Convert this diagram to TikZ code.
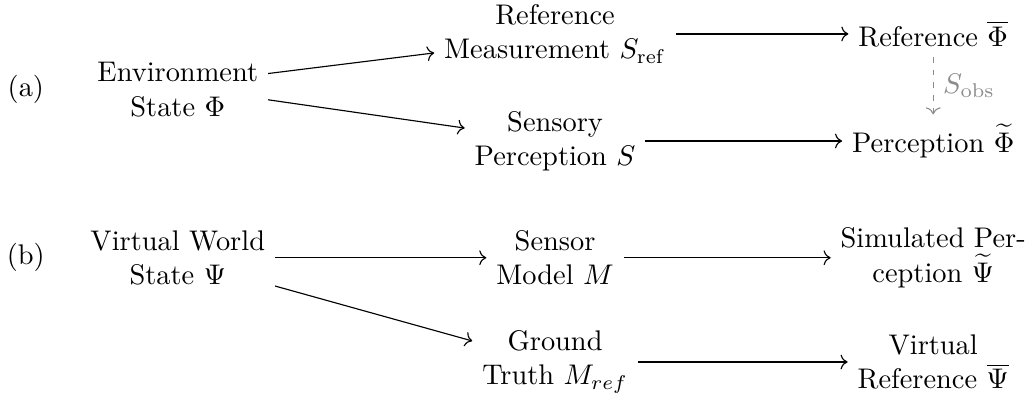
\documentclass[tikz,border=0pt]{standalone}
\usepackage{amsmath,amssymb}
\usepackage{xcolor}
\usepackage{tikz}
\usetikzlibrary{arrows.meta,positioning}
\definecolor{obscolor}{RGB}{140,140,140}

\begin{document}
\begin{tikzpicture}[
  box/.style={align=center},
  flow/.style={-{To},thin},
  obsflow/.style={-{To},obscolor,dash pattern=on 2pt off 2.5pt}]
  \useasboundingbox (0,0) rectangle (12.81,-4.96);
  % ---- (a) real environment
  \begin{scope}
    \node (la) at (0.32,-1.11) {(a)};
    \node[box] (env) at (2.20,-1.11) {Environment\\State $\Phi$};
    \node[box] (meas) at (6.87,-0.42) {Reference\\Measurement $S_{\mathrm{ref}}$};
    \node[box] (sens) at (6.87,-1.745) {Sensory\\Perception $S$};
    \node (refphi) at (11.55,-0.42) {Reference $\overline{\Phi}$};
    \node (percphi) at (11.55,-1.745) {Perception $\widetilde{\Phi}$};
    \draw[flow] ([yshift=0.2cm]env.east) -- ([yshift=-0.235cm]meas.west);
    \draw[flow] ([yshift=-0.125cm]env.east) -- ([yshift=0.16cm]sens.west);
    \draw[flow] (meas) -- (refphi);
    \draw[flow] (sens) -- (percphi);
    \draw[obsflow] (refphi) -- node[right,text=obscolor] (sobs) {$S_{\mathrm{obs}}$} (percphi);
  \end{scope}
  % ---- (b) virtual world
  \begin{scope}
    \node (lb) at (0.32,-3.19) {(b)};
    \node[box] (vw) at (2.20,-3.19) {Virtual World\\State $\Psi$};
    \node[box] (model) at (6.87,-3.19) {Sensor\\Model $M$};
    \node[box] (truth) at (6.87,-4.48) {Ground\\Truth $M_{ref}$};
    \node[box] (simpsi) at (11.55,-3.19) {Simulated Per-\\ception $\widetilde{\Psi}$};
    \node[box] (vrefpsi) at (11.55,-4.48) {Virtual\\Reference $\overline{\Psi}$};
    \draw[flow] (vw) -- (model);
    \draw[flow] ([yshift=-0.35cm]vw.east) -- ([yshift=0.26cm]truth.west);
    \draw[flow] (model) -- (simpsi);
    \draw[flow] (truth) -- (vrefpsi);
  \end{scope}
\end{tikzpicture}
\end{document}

▶ _To be done_
Restate the whole listing above exactly, except for its images.

▶ _Result for this exercise_
Convert this diagram to TikZ code.
\documentclass[tikz,border=0pt]{standalone}
\usepackage{amsmath,amssymb}
\usepackage{xcolor}
\usepackage{tikz}
\usetikzlibrary{arrows.meta,positioning}
\definecolor{obscolor}{RGB}{140,140,140}

\begin{document}
\begin{tikzpicture}[
  box/.style={align=center},
  flow/.style={-{To},thin},
  obsflow/.style={-{To},obscolor,dash pattern=on 2pt off 2.5pt}]
  \useasboundingbox (0,0) rectangle (12.81,-4.96);
  % ---- (a) real environment
  \begin{scope}
    \node (la) at (0.32,-1.11) {(a)};
    \node[box] (env) at (2.20,-1.11) {Environment\\State $\Phi$};
    \node[box] (meas) at (6.87,-0.42) {Reference\\Measurement $S_{\mathrm{ref}}$};
    \node[box] (sens) at (6.87,-1.745) {Sensory\\Perception $S$};
    \node (refphi) at (11.55,-0.42) {Reference $\overline{\Phi}$};
    \node (percphi) at (11.55,-1.745) {Perception $\widetilde{\Phi}$};
    \draw[flow] ([yshift=0.2cm]env.east) -- ([yshift=-0.235cm]meas.west);
    \draw[flow] ([yshift=-0.125cm]env.east) -- ([yshift=0.16cm]sens.west);
    \draw[flow] (meas) -- (refphi);
    \draw[flow] (sens) -- (percphi);
    \draw[obsflow] (refphi) -- node[right,text=obscolor] (sobs) {$S_{\mathrm{obs}}$} (percphi);
  \end{scope}
  % ---- (b) virtual world
  \begin{scope}
    \node (lb) at (0.32,-3.19) {(b)};
    \node[box] (vw) at (2.20,-3.19) {Virtual World\\State $\Psi$};
    \node[box] (model) at (6.87,-3.19) {Sensor\\Model $M$};
    \node[box] (truth) at (6.87,-4.48) {Ground\\Truth $M_{ref}$};
    \node[box] (simpsi) at (11.55,-3.19) {Simulated Per-\\ception $\widetilde{\Psi}$};
    \node[box] (vrefpsi) at (11.55,-4.48) {Virtual\\Reference $\overline{\Psi}$};
    \draw[flow] (vw) -- (model);
    \draw[flow] ([yshift=-0.35cm]vw.east) -- ([yshift=0.26cm]truth.west);
    \draw[flow] (model) -- (simpsi);
    \draw[flow] (truth) -- (vrefpsi);
  \end{scope}
\end{tikzpicture}
\end{document}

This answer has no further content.